**Available data:**
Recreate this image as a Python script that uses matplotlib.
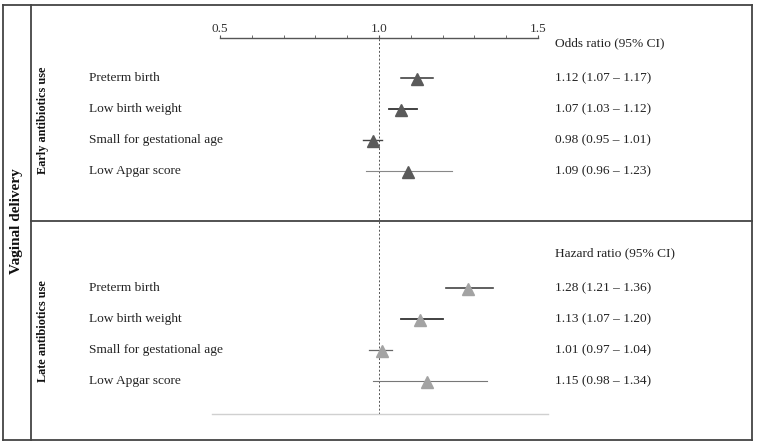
import matplotlib.pyplot as plt
from matplotlib.lines import Line2D

plt.rcParams['font.family'] = ['Liberation Serif', 'DejaVu Serif']

outcomes = ["Preterm birth", "Low birth weight", "Small for gestational age", "Low Apgar score"]

early_est = [1.12, 1.07, 0.98, 1.09]
early_lo = [1.07, 1.03, 0.95, 0.96]
early_hi = [1.17, 1.12, 1.01, 1.23]

late_est = [1.28, 1.13, 1.01, 1.15]
late_lo = [1.21, 1.07, 0.97, 0.98]
late_hi = [1.36, 1.20, 1.04, 1.34]

ticks = [0.5, 1.0, 1.5]
minor_ticks = [0.6, 0.7, 0.8, 0.9, 1.1, 1.2, 1.3, 1.4]

W, H = 757, 446


def fx(px):
	return px / W


def fy(py):
	return 1 - py / H


fig = plt.figure(figsize=(W / 100, H / 100), dpi=100)

# forest plot area, x in ratio units, y in pixel rows
ax = fig.add_axes([fx(220), fy(414), fx(538) - fx(220), fy(38) - fy(414)])
ax.set_xlim(0.5, 1.5)
ax.set_ylim(414, 38)
for s in ['left', 'right', 'bottom']:
	ax.spines[s].set_visible(False)
ax.spines['top'].set_color('#555555')
ax.spines['top'].set_linewidth(1.0)
ax.xaxis.tick_top()
ax.set_xticks(ticks)
ax.set_xticklabels([f"{t:.1f}" for t in ticks])
ax.set_xticks(minor_ticks, minor=True)
ax.tick_params(axis='x', which='both', direction='out', length=2.5, color='#555555',
			   labelsize=9.5, pad=0, labelcolor='#333333')
ax.set_yticks([])

top_rows = [78, 109, 140, 171]
bot_rows = [288, 319, 350, 381]

ax.axvline(1.0, color='#555555', lw=0.7, ls=(0, (2, 2)))
ax.plot([0.475, 1.53], [414, 414], color='#d0d0d0', lw=1.0, clip_on=False)

early_ci_col = ['#333333', '#333333', '#444444', '#888888']
early_ci_lw = [1.1, 1.3, 1.0, 0.8]
late_ci_col = ['#444444', '#333333', '#666666', '#777777']
late_ci_lw = [1.2, 1.3, 0.9, 0.8]

for i in range(4):
	ax.plot([early_lo[i], early_hi[i]], [top_rows[i], top_rows[i]], color=early_ci_col[i], lw=early_ci_lw[i])
	ax.plot(early_est[i], top_rows[i] + 1, marker='^', ms=9, color='#5a5a5a', mec='#5a5a5a')
	ax.plot([late_lo[i], late_hi[i]], [bot_rows[i], bot_rows[i]], color=late_ci_col[i], lw=late_ci_lw[i])
	ax.plot(late_est[i], bot_rows[i] + 1, marker='^', ms=9, color='#a3a3a3', mec='#a3a3a3')

# labels and values
tcol = '#222222'
fs = 9.6
for i in range(4):
	fig.text(fx(89), fy(top_rows[i]), outcomes[i], fontsize=fs, va='center', color=tcol)
	fig.text(fx(89), fy(bot_rows[i]), outcomes[i], fontsize=fs, va='center', color=tcol)
	fig.text(fx(555), fy(top_rows[i]),
			 f"{early_est[i]:.2f} ({early_lo[i]:.2f} \u2013 {early_hi[i]:.2f})",
			 fontsize=fs, va='center', color=tcol)
	fig.text(fx(555), fy(bot_rows[i]),
			 f"{late_est[i]:.2f} ({late_lo[i]:.2f} \u2013 {late_hi[i]:.2f})",
			 fontsize=fs, va='center', color=tcol)

fig.text(fx(555), fy(43), "Odds ratio (95% CI)", fontsize=fs, va='center', color=tcol)
fig.text(fx(555), fy(253), "Hazard ratio (95% CI)", fontsize=fs, va='center', color=tcol)

fig.text(fx(43), fy(120), "Early antibiotics use", fontsize=8.8, fontweight='bold',
		 rotation=90, ha='center', va='center', color='#111111')
fig.text(fx(43), fy(331), "Late antibiotics use", fontsize=8.8, fontweight='bold',
		 rotation=90, ha='center', va='center', color='#111111')
fig.text(fx(17), fy(221), "Vaginal delivery", fontsize=11, fontweight='bold',
		 rotation=90, ha='center', va='center', color='#111111')

# frame lines
bc = '#444444'
frame = [
	([3, 752], [5, 5]),
	([3, 752], [440, 440]),
	([3, 3], [5, 440]),
	([752, 752], [5, 440]),
	([31, 31], [5, 440]),
	([31, 752], [221, 221]),
]
for xs, ys in frame:
	fig.add_artist(Line2D([fx(x) for x in xs], [fy(y) for y in ys], color=bc, lw=1.3))

fig.savefig('out.png', dpi=100)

**Written request:** From the first line of the material down to the line containing "late_ci_lw = [1.2, 1.3, 0.9, 0.8]", inclusive, return each line exactly, skipping any picture.

**Reply:**
Recreate this image as a Python script that uses matplotlib.
import matplotlib.pyplot as plt
from matplotlib.lines import Line2D

plt.rcParams['font.family'] = ['Liberation Serif', 'DejaVu Serif']

outcomes = ["Preterm birth", "Low birth weight", "Small for gestational age", "Low Apgar score"]

early_est = [1.12, 1.07, 0.98, 1.09]
early_lo = [1.07, 1.03, 0.95, 0.96]
early_hi = [1.17, 1.12, 1.01, 1.23]

late_est = [1.28, 1.13, 1.01, 1.15]
late_lo = [1.21, 1.07, 0.97, 0.98]
late_hi = [1.36, 1.20, 1.04, 1.34]

ticks = [0.5, 1.0, 1.5]
minor_ticks = [0.6, 0.7, 0.8, 0.9, 1.1, 1.2, 1.3, 1.4]

W, H = 757, 446


def fx(px):
	return px / W


def fy(py):
	return 1 - py / H


fig = plt.figure(figsize=(W / 100, H / 100), dpi=100)

# forest plot area, x in ratio units, y in pixel rows
ax = fig.add_axes([fx(220), fy(414), fx(538) - fx(220), fy(38) - fy(414)])
ax.set_xlim(0.5, 1.5)
ax.set_ylim(414, 38)
for s in ['left', 'right', 'bottom']:
	ax.spines[s].set_visible(False)
ax.spines['top'].set_color('#555555')
ax.spines['top'].set_linewidth(1.0)
ax.xaxis.tick_top()
ax.set_xticks(ticks)
ax.set_xticklabels([f"{t:.1f}" for t in ticks])
ax.set_xticks(minor_ticks, minor=True)
ax.tick_params(axis='x', which='both', direction='out', length=2.5, color='#555555',
			   labelsize=9.5, pad=0, labelcolor='#333333')
ax.set_yticks([])

top_rows = [78, 109, 140, 171]
bot_rows = [288, 319, 350, 381]

ax.axvline(1.0, color='#555555', lw=0.7, ls=(0, (2, 2)))
ax.plot([0.475, 1.53], [414, 414], color='#d0d0d0', lw=1.0, clip_on=False)

early_ci_col = ['#333333', '#333333', '#444444', '#888888']
early_ci_lw = [1.1, 1.3, 1.0, 0.8]
late_ci_col = ['#444444', '#333333', '#666666', '#777777']
late_ci_lw = [1.2, 1.3, 0.9, 0.8]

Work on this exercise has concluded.